Smash cut to late 2002 and guess who is in charge of Smackdown? The bloated, crazy genius himself: Paul Heyman.
Heyman builds an idea for O’Haire as the ultimate devil’s advocate character. Many online saw it being akin to Tyler Durden in “Fight Club.” Many online also knew the amount of potential O’Haire had and watched these promos just as I did, saying the following:
“THAT WAS SO FUCKING AWESOME. HE IS GOING TO BE THE NEXT BIG THING. WHAT AN AWESOME IDEA. HE IS MADE FOREVER.”
Every week, I would wait for the Sean O’Haire vignette and it had the entire internet buzzing about what would happen once in debuted on TV.
Finally, O’Haire debuts and he…convinces Spanky to streak? Gets Dawn Marie to flash the crowd?
Not really cutting edge stuff, but maybe it is just a slow start.
After several months of doing NOTHING, O’Haire is brought back as Roddy Piper’s apprentice. The “Devil on Your Shoulder” character is gone. He has Piper talk for him. He is just another guy lost in the shuffle.
Before you know it, Sean O’Haire is gone.
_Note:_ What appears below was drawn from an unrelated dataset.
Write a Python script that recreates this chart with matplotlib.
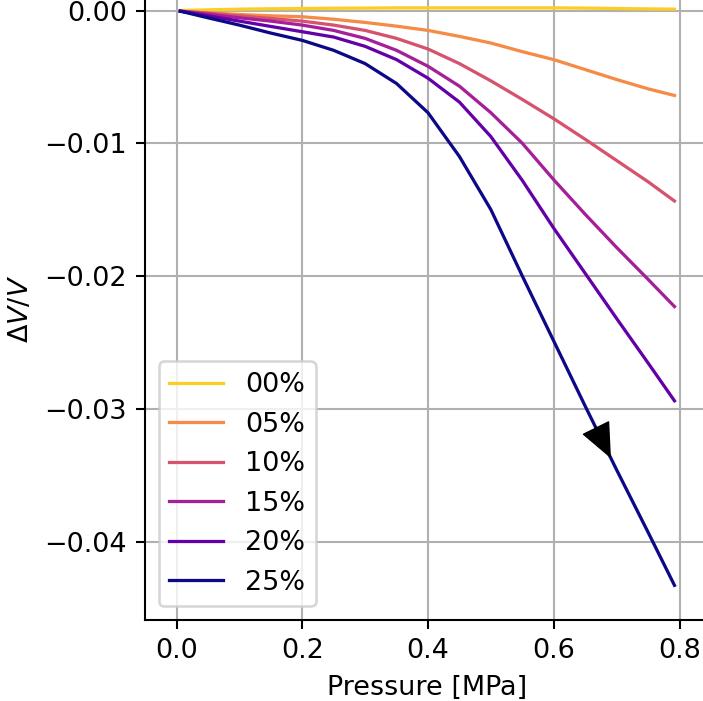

Not to steal a bit from Jon Stewart, but tell me what you think about that, Guy from the movie “Scanners.”
MY THOUGHTS EXACTLY!!!!
An evil-looking advocate for all of the sins and guilty pleasures in the world. ..that’s a mint in the world of wrestling. He could turn babyface after babyface heel by convincing them to do what they, deep down, really want to do. Vice versa, as a rebel babyface, this character could pry and pull at a heel and weaken him to the max. Taking culture apart and using it against, not only his opponents, but the crowd as well is a unique concept that should have been huge for WWE and O’Haire, who played the part wonderfully (I’m noticing a theme here).
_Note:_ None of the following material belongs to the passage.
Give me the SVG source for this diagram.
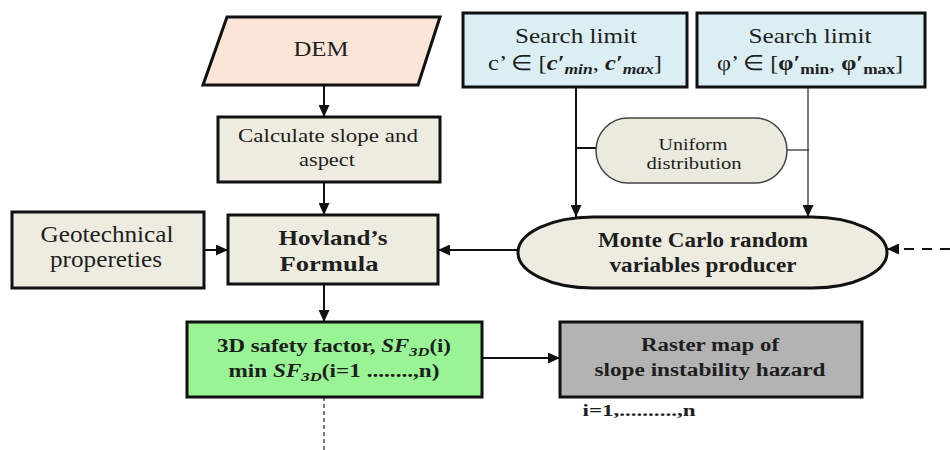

It’s never too late. An unused talent like Tyler Reks or Trent Barreta could give life to their careers by telling us to do what we want to do when we know we can’t. A skilled talker like Damien Sandow or Dean Ambrose could make it big on the main roster with this gimmick (although Ambrose should just keep doing what he’s doing, but that’s for another article). Someone who hasn’t found their voice on the mic like Seth Rollins or even Mason bleeping Ryan would have a great shot of superstardom if they just told us what we already know.
Or, maybe Sean O’Haire can stop going Dentist in “Little Shop of Horrors” on everybody and bring it back.
Be Nike in this instance, WWE. Just do it.
That goes for all of these ideas. Don’t trot stereotypes like Hunico out that TNA has already offended with. Don’t give talented guys like Matt Morgan a stuttering gimmick. Look in the vaults and find those gems that have all their mileage left in the tank.
Just don’t bring Mantaur back. I will be forced to like him all over again.